O conceito (vidência?) benjaminiano de aura nos
ajuda a explorar estas defrontações entre a subjetividade
e o mundo - sempre cultural, institucional, secular. No caso de
Oliveira - que não acredita mais, como entomologista civilizado
que é, em noções como percepção
natural, natureza humana, etc -, "o mundo" é,
antes de tudo, o conjunto dos signos e cerimônias de uma
cultura.
Estátuas
e monumentos (em Viagem, o colégio onde Manoel
estudara, a estátua de Pedro Macau, uma raposa num quadrinho,
o balcão onde outrora um menino ardia de tifo) são
alvo de uma insistente perquirição da câmera;
parecem animar-se sob o influxo do tempo que lhes é
dedicado, adquirir o status de uma vida consciente (para-si),
e não meramente presente, aí (a consciência
que nos falta, na hora grave?). Oliveira encarrega os objetos
de prestar testemunho sobre o que foi: marcos de presença.
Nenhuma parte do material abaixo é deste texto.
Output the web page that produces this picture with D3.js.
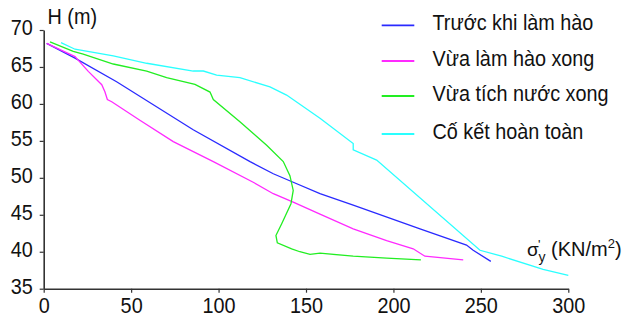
<!DOCTYPE html>
<html>
<head>
<meta charset="utf-8">
<script src="https://cdn.jsdelivr.net/npm/d3@7"></script>
<style>
  body { margin: 0; background: #fff; }
  text { font-family: "Liberation Sans", Arial, sans-serif; fill: #111; }
</style>
</head>
<body>
<div id="chart"></div>
<script>
// series values: [sigma'y (KN/m2), H (m)]
var truocKhiLamHao = [[1.7, 68.2], [17.9, 66.2], [41.7, 63.0], [85.5, 56.5], [118, 52.2], [131.3, 50.55],
  [142.7, 49.4], [158, 47.85], [177, 46.3], [215.2, 43.1], [241.8, 40.9], [245.6, 40.2], [255.7, 38.7]];
var vuaLamHaoXong = [[1.7, 68.2], [17.9, 66.4], [25.5, 64.4], [33.2, 62.6], [35, 61.65], [36.4, 60.6],
  [38.9, 60.3], [55, 57.8], [74.1, 54.9], [97, 52.2], [119.8, 49.4], [131.3, 47.85], [142.7, 46.7],
  [158, 45.1], [177, 43.1], [196.1, 41.5], [211.3, 40.4], [218, 39.4], [239.9, 38.9]];
var vuaTichNuocXong = [[3.6, 68.4], [16.9, 67.1], [22.6, 66.75], [39.8, 65.4], [58.9, 64.45], [70.3, 63.55],
  [86.5, 62.65], [95.1, 61.6], [97, 60.6], [112.2, 57.6], [127.5, 54.4], [137, 52.2], [140.8, 50.3],
  [142.7, 48.3], [141.4, 46.5], [136.1, 43.8], [132.8, 42.2], [133.6, 41.2], [141.8, 40.4], [146.5, 40.0],
  [152.3, 39.65], [158, 39.8], [177, 39.4], [196.1, 39.15], [215.7, 38.9]];
var coKetHoanToan = [[9.9, 68.3], [17.9, 67.4], [39.8, 66.5], [58.9, 65.5], [85.5, 64.45], [91.3, 64.45],
  [98.9, 63.9], [112.2, 63.55], [129.4, 62.3], [138.9, 61.2], [158, 58.05], [177, 54.65], [177, 53.8],
  [190.4, 52.4], [249.5, 40.2], [261.9, 39.4], [285.6, 37.6], [300, 36.8]];

var seriesNames = ['Trước khi làm hào', 'Vừa làm hào xong', 'Vừa tích nước xong', 'Cố kết hoàn toàn'];
var seriesData = [truocKhiLamHao, vuaLamHaoXong, vuaTichNuocXong, coKetHoanToan];
var colors = ['#2a2aff', '#ff2aff', '#22ee22', '#2affff'];

var xTicks = [0, 50, 100, 150, 200, 250, 300];
var yTicks = [35, 40, 45, 50, 55, 60, 65, 70];

var width = 640, height = 324;

// the reference uses a narrow font, so squeeze text horizontally
function narrow(sel, k) {
  sel.each(function () {
    var len = this.getComputedTextLength();
    d3.select(this).attr('textLength', len * k).attr('lengthAdjust', 'spacingAndGlyphs');
  });
}

var svg = d3.select('#chart')
  .append('svg')
  .attr('width', width)
  .attr('height', height);

// scales
var x = d3.scaleLinear().domain([0, 300]).range([43.7, 568.3]);
var y = d3.scaleLinear().domain([35, 70]).range([288.7, 30]);

// X axis
var xAxis = svg.append('g')
  .attr('transform', 'translate(0,' + y(35) + ')')
  .call(d3.axisBottom(x).tickValues(xTicks).tickSize(4).tickSizeOuter(0).tickPadding(5));

// Y axis
var yAxis = svg.append('g')
  .attr('transform', 'translate(' + x(0) + ',0)')
  .call(d3.axisLeft(y).tickValues(yTicks).tickSize(4).tickSizeOuter(0).tickPadding(7));

[xAxis, yAxis].forEach(function (ax) {
  ax.select('.domain').attr('stroke', '#333').attr('stroke-width', 1.6);
  ax.selectAll('.tick line').attr('stroke', '#333').attr('stroke-width', 1.2);
  ax.selectAll('.tick text').attr('font-size', 22).attr('fill', '#111')
    .style('font-family', '"Liberation Sans", Arial, sans-serif');
  narrow(ax.selectAll('.tick text'), 0.9);
});
yAxis.selectAll('.tick text').attr('dy', '0.22em');

// the lines
var line = d3.line()
  .x(function (d) { return x(d[0]); })
  .y(function (d) { return y(d[1]); });

svg.append('g')
  .selectAll('path')
  .data(seriesData)
  .enter()
  .append('path')
  .attr('d', line)
  .attr('fill', 'none')
  .attr('stroke', function (d, i) { return colors[i]; })
  .attr('stroke-width', 1.3);

// axis titles
var hTitle = svg.append('text')
  .attr('x', 47.5)
  .attr('y', 23.5)
  .attr('font-size', 22)
  .text('H (m)');
narrow(hTitle, 0.9);

// sigma'y with subscript and prime, then the unit
var xTitle = svg.append('text')
  .attr('x', 527)
  .attr('y', 256)
  .attr('font-size', 20);
xTitle.append('tspan').attr('font-size', 19).text('σ');
xTitle.append('tspan').attr('x', 538.5).attr('y', 262).attr('font-size', 14).text('y');
xTitle.append('tspan').attr('x', 538).attr('y', 249).attr('font-size', 13).text('\'');
xTitle.append('tspan').attr('x', 551).attr('y', 256).text('(KN/m');
xTitle.append('tspan').attr('dy', -8).attr('font-size', 13).text('2');
xTitle.append('tspan').attr('dy', 8).text(')');

// legend
var legendY = [25.3, 61, 96, 134];
var legend = svg.append('g')
  .selectAll('g')
  .data(seriesNames)
  .enter()
  .append('g')
  .attr('transform', function (d, i) { return 'translate(0,' + legendY[i] + ')'; });

legend.append('line')
  .attr('x1', 381.7)
  .attr('x2', 414.3)
  .attr('stroke', function (d, i) { return colors[i]; })
  .attr('stroke-width', 1.8);

var legendText = legend.append('text')
  .attr('x', 432.5)
  .attr('y', 5)
  .attr('font-size', 22)
  .text(function (d) { return d; });
narrow(legendText, 0.9);
</script>
</body>
</html>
Diante da evanescência das aventuras humanas, resta ao inanimado
o poder da evocação: em seu cinema, somos nós
a inútil paisagem.
Com exceção do hierático Pedro Macau, em
Viagem ao Princípio do Mundo tudo naufraga sob
o atropelo destes travellings traseiros, que infiltram a bonomia
nonchalante (casual) do filme com presságios de
dissolução. Em contraposição a esta
derrocada geral, as cariciosas panorâmicas sobre a pradaria
parecem uma bênção; mas talvez correspondam
ao ponto de vista de um personagem, olhar desolado sobre o que
restou. No horizonte (passado e presente) do filme e da História,
a Guerra: a Segunda Guerra, no relato do ator (Afonso) que acompanha
Manoel, em busca das origens lusitanas do pai; e a Guerra da Bósnia,
ainda candente à época, 1997. É no quadrante
traumático deste êx-tase temporal (1940,
1997) que uma consciência se forja, à ausculta do
mundo. Impossível dissociar a experiência de seus
personagens de um percurso pedagógico: quais os valores
em jogo na mise en scène de nossa civilização,
seus ritos? Portugal, Europa, Mundo: o contato com a realidade
é impensável sem a mediação desta
tríade histórica e filológica, o aprendizado
destes códigos e das suas possíveis (perversas)
exceções; ao mesmo tempo, esta História necessariamente
se encarna num ente, casa-monumento ou arquivo-museu;
"pois o trabalho de Oliveira desde Soulier de Satin
consiste em confrontar um texto e um corpo, em dar corpo aos recitativos,
aos arquivos, crônicas, aos romances, aos cantos que ele
descreve" (Antoine de Baecque).
Manoel
e sua trupe partem em busca de um passado(s) - o passado de Manoel,
o passado do pai de Afonso; numa época de guerra, em que
a experiência sofre um déficit considerável
- exílio, desagregação familiar, perda de
referências históricas e geográficas -, eles
partem no rastro de uma experiência. Mas há um uso
distinto para este passado, esta nova vida possível
para a qual buscam um refúgio na rememoração;
Manoel quer gerar um filme, talvez o último. Erigir
outro marco de presença, à semelhança das
estátuas e dos ritos que os vão encontrando pelo
caminho; presença que resista ao transitivo esquivar-se
de tudo e de todos, à barbárie da História,
ao Mal. E Afonso, gerir o passado obscuro, reatar o romance
das origens do pai, reencontrar (por ele) os queridos que deixara
para sempre, na aurora do franquismo.
Ambas são aventuras de desterritorialização,
de salvação por intercessão da Alteridade:
num filme por-vir - este Outro feito escritura -, o decrépito
Manoel resgata a infância; acabado o percurso da reconciliação
(Fim e Princípio, Vida e Obra, Viagem ao Princípio
do Fim), podemos enfim morrer em paz. E Afonso enterra
finalmente o pai, depois de terminar por ele a história
inacabada no rincão materno. Filme testamentário,
epicurista, com laivos de ironia ("mas ele não fala
português!"; a mascarada do final, com Afonso "encarnando"
o pai ao espelho), Viagem ao Princípio do Mundo retoma
para a palavra saudade - tão belamente sublinhada
no tablado brechtiano do lisboeta de Leonor Silveira
- um significado suplementar: não apenas um debruçar-se
e um enlutar-se sobre o que nos falta (carência, negativo),
mas a plenitude elegíaca que um dia inspirou o
verso dos poetas e profetas da aurora da civilização.